Sunday, January 1, 2012

Hoku solar plant in Idaho may have power shut off

http://www.staradvertiser.com/news/breaking/136444588.html?id=136444588

BOISE, Idaho    Idaho Power Co. told a struggling southeastern Idaho solar-industry manufacturer that the utility could shut off its power by Jan. 3 if it doesn't pay its $1.9 million electricity bill from November.

Honolulu-based polysilicon maker Hoku Corp., which has survived so far with help from Chinese financiers, lodged a formal protest with Idaho Public Utilities Commission regulators after getting a termination of service notice on Dec. 22.
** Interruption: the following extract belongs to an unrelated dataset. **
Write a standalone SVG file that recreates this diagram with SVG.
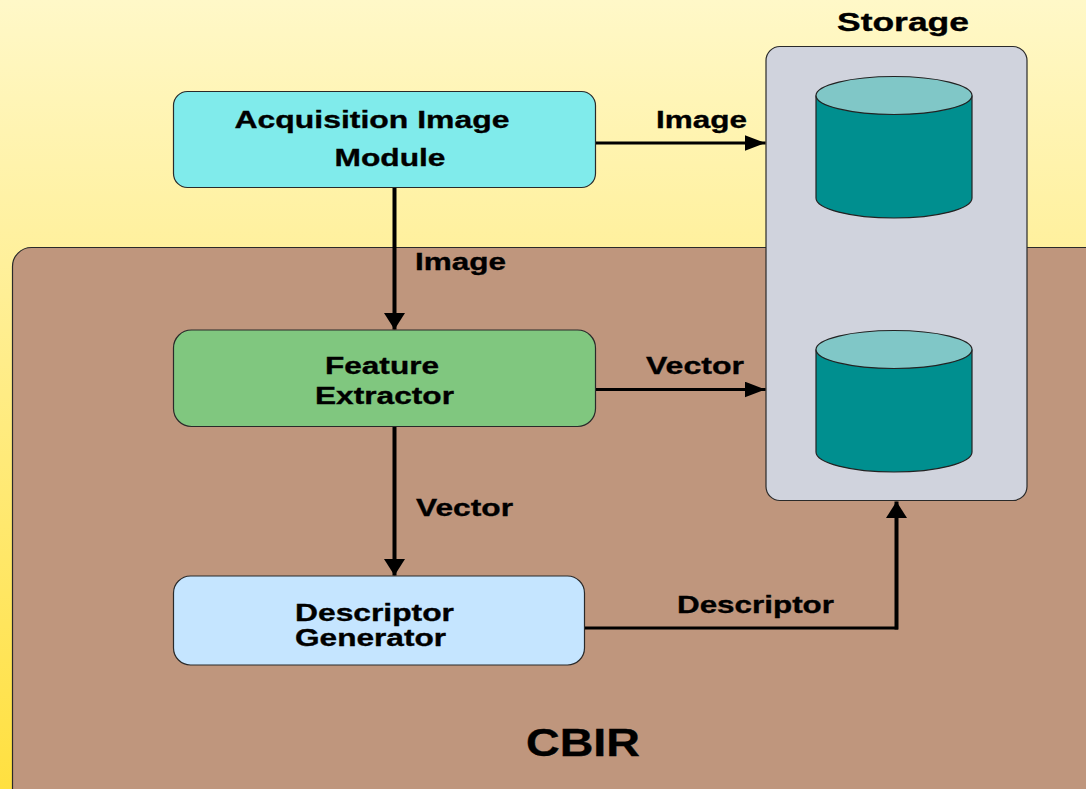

The company's Hoku Materials unit told Idaho Power that it can't pay its November power bill until January due to cash flow problems. Hoku says losing electricity would delay its Pocatello plant's commissioning and expose infrastructure to freezing just as winter sets in, causing "material harm." Southeastern Idaho's hopes that Hoku's $390 million plant will eventually add hundreds of green-energy jobs to the local economy have been replaced by uncertainty over whether the project will survive. . .

 Hoku announced it had hooked up to Idaho Power's substation only in November, the same month it couldn't pay its power bill. "With the addition of permanent power, we are able to start-up the plant," Hoku Chief Executive Officer Scott Paul said on Nov. 21. Now, it wants Idaho Power to use some of the $4 million Hoku had previously deposited with the utility as security for its power bills to cover the November charges, according to its filing. . .

. . . The plant was originally supposed to be operational in 2008, but it struggled to raise funds to complete the facility as the economy soured. In March, Hoku received the second installment of a $50 million loan from majority owner Tianwei New Energy Holdings Co. of China that has helped keep the company afloat. As the company's share price has plunged to well below $1, from a 52-week high of $3.24, the company's management has been in turmoil, too. . .

(Note: Supplying electricity to the Hoku plant in Pocatello was one of the rationales for the Boardman to Hemingway line.)